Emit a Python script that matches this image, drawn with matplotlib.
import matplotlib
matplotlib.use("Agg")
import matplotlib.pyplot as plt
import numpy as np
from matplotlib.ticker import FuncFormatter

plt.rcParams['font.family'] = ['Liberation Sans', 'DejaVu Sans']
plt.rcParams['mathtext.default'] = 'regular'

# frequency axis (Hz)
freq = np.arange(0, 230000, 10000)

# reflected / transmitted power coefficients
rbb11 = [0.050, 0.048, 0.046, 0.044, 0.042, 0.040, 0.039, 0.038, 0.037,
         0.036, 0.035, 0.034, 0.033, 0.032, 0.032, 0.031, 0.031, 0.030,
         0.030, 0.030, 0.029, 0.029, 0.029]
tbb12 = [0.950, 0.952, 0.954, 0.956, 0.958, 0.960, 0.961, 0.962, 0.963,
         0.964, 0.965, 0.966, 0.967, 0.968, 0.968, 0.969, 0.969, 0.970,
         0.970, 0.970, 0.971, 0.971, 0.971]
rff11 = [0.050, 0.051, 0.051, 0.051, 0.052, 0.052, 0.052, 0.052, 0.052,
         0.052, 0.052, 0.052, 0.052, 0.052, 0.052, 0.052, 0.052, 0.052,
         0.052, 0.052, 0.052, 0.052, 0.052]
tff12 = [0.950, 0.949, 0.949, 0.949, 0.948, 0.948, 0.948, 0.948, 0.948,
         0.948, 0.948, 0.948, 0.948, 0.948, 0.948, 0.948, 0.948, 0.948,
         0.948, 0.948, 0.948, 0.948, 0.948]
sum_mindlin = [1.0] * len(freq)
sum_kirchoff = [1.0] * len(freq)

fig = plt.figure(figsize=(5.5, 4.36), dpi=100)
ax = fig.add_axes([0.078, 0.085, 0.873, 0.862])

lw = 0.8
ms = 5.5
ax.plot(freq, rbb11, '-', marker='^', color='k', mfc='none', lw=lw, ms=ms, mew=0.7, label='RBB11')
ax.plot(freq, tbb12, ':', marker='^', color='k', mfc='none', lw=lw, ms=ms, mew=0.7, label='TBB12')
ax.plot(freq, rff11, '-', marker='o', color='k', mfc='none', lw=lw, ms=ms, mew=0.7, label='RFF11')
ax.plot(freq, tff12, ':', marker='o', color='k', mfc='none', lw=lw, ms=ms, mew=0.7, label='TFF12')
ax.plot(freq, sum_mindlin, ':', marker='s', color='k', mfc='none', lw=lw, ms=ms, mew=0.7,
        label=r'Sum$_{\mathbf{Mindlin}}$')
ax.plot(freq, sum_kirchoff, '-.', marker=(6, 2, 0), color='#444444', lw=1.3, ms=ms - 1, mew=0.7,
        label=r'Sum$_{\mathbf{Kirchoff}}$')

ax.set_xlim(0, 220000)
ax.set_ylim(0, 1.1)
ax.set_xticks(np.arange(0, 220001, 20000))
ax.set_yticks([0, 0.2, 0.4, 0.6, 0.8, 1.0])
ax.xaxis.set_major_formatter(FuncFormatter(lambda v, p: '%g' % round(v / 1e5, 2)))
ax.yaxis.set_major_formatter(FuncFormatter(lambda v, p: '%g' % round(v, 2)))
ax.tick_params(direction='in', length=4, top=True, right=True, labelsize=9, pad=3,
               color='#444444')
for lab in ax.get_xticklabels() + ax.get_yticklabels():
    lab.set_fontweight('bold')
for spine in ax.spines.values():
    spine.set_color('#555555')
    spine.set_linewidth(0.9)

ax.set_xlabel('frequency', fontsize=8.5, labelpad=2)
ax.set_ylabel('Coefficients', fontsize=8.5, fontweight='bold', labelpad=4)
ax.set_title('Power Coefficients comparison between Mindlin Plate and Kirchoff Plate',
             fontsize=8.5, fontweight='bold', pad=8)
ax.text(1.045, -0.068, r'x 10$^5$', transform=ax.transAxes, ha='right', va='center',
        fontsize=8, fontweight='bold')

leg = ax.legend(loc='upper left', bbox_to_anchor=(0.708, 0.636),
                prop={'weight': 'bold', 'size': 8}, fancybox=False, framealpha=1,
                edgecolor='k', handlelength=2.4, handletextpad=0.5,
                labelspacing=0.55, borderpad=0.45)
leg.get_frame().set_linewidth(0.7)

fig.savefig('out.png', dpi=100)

----------

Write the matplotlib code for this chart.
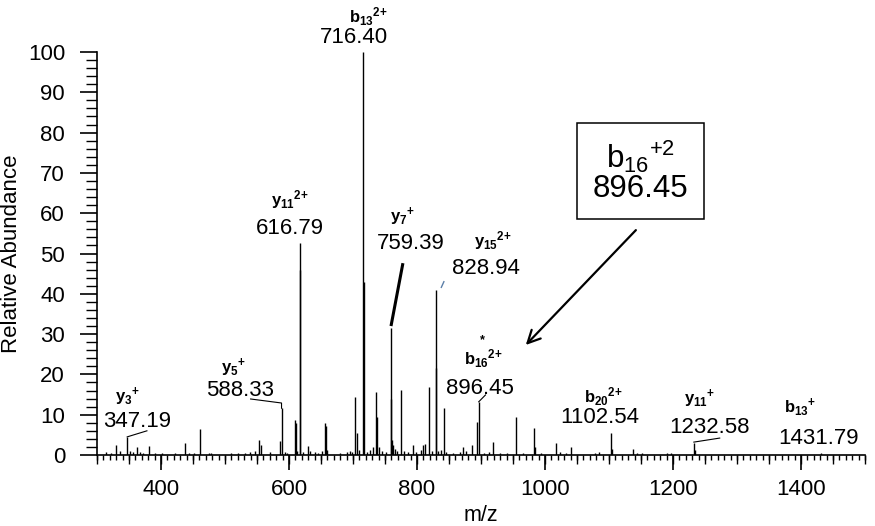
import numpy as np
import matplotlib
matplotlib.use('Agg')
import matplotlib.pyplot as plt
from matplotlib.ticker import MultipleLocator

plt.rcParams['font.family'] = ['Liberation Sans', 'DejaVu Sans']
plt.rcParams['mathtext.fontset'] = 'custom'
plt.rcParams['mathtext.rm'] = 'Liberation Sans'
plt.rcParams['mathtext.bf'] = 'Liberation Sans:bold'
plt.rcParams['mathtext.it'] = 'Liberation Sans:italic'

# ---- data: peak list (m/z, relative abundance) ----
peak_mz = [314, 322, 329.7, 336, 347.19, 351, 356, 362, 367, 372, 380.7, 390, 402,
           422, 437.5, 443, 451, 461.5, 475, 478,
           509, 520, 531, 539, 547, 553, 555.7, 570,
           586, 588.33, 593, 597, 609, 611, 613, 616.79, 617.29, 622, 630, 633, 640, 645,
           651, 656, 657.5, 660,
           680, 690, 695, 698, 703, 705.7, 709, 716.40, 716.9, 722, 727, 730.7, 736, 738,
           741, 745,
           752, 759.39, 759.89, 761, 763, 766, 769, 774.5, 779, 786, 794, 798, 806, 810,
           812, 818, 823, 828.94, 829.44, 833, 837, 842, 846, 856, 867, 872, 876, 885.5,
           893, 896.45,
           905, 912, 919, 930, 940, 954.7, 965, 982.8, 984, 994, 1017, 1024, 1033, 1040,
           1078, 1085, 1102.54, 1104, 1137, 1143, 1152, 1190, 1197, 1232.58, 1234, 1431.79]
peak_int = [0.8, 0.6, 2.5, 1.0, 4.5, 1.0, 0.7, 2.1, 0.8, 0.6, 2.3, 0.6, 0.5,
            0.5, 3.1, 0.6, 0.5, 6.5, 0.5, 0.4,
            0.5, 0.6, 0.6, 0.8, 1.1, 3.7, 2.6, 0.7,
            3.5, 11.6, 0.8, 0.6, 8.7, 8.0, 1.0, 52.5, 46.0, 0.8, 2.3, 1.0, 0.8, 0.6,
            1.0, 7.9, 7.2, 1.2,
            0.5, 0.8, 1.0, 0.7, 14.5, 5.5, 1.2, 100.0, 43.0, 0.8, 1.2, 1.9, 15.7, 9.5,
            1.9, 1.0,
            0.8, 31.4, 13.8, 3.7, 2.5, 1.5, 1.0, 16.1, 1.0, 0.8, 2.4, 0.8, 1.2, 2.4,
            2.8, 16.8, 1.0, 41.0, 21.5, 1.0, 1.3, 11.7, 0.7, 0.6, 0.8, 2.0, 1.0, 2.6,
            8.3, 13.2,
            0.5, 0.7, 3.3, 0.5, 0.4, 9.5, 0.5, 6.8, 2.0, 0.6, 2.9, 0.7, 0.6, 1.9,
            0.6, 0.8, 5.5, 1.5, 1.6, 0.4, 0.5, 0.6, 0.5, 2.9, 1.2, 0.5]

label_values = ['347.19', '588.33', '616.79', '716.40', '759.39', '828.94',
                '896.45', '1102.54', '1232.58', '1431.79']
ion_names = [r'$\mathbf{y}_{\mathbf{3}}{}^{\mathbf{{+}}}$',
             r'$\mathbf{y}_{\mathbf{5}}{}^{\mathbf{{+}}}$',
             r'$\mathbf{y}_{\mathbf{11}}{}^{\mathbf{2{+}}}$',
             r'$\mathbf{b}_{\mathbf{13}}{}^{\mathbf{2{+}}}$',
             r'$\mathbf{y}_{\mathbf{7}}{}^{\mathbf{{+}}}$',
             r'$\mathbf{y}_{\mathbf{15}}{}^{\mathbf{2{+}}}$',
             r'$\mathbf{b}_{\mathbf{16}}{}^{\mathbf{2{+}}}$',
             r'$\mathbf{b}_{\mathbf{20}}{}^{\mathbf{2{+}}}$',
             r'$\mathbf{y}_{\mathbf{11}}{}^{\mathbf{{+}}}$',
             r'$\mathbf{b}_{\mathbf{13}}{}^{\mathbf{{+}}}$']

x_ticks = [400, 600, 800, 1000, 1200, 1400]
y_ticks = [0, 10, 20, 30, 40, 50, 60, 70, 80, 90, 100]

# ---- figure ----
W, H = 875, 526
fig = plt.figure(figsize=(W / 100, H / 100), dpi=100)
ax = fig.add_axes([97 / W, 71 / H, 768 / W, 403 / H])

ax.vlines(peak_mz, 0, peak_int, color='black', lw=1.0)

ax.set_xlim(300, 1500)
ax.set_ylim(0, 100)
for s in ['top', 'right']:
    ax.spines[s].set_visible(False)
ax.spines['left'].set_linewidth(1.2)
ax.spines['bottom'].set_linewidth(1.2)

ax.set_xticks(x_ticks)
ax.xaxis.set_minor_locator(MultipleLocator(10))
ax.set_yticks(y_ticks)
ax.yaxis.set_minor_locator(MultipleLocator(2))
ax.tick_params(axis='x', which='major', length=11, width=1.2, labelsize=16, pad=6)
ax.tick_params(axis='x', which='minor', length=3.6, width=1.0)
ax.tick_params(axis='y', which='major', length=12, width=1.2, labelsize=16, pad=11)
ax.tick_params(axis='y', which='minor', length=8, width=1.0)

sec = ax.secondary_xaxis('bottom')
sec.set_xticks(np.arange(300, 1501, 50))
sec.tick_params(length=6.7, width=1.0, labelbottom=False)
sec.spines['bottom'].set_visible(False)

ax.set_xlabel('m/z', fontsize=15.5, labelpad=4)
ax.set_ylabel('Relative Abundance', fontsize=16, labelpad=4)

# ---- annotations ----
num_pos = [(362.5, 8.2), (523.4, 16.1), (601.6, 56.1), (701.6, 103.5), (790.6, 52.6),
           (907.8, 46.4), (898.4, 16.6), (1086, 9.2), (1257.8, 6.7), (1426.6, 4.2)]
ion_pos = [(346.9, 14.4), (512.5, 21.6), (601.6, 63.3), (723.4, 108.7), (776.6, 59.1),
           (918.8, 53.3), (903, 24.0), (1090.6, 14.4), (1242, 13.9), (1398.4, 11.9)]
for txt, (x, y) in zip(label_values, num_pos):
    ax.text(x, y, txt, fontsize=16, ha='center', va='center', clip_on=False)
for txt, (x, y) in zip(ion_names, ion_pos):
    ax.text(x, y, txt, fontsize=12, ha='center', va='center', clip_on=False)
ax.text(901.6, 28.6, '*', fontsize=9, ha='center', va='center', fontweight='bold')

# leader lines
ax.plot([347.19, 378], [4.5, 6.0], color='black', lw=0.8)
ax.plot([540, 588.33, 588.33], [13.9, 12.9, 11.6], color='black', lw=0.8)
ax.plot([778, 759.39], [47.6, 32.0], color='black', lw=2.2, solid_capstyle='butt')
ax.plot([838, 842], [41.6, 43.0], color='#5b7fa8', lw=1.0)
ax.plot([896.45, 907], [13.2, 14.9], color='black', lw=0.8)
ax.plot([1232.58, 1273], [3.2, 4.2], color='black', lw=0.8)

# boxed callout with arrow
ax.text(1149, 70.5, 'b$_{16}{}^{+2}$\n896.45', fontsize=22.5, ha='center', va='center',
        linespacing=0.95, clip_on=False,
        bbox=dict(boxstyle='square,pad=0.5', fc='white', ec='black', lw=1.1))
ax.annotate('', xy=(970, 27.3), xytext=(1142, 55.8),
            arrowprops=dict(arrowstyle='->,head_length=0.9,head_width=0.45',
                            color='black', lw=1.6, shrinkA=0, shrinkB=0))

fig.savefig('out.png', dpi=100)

----------

> DIRECTION: Quote exactly the lines running from the line with "Emit a Python" through the line with "freq = np.arange(0, 230000, 10000)", both ends included, and nothing more.

> CORRECT OUTPUT:
Emit a Python script that matches this image, drawn with matplotlib.
import matplotlib
matplotlib.use("Agg")
import matplotlib.pyplot as plt
import numpy as np
from matplotlib.ticker import FuncFormatter

plt.rcParams['font.family'] = ['Liberation Sans', 'DejaVu Sans']
plt.rcParams['mathtext.default'] = 'regular'

# frequency axis (Hz)
freq = np.arange(0, 230000, 10000)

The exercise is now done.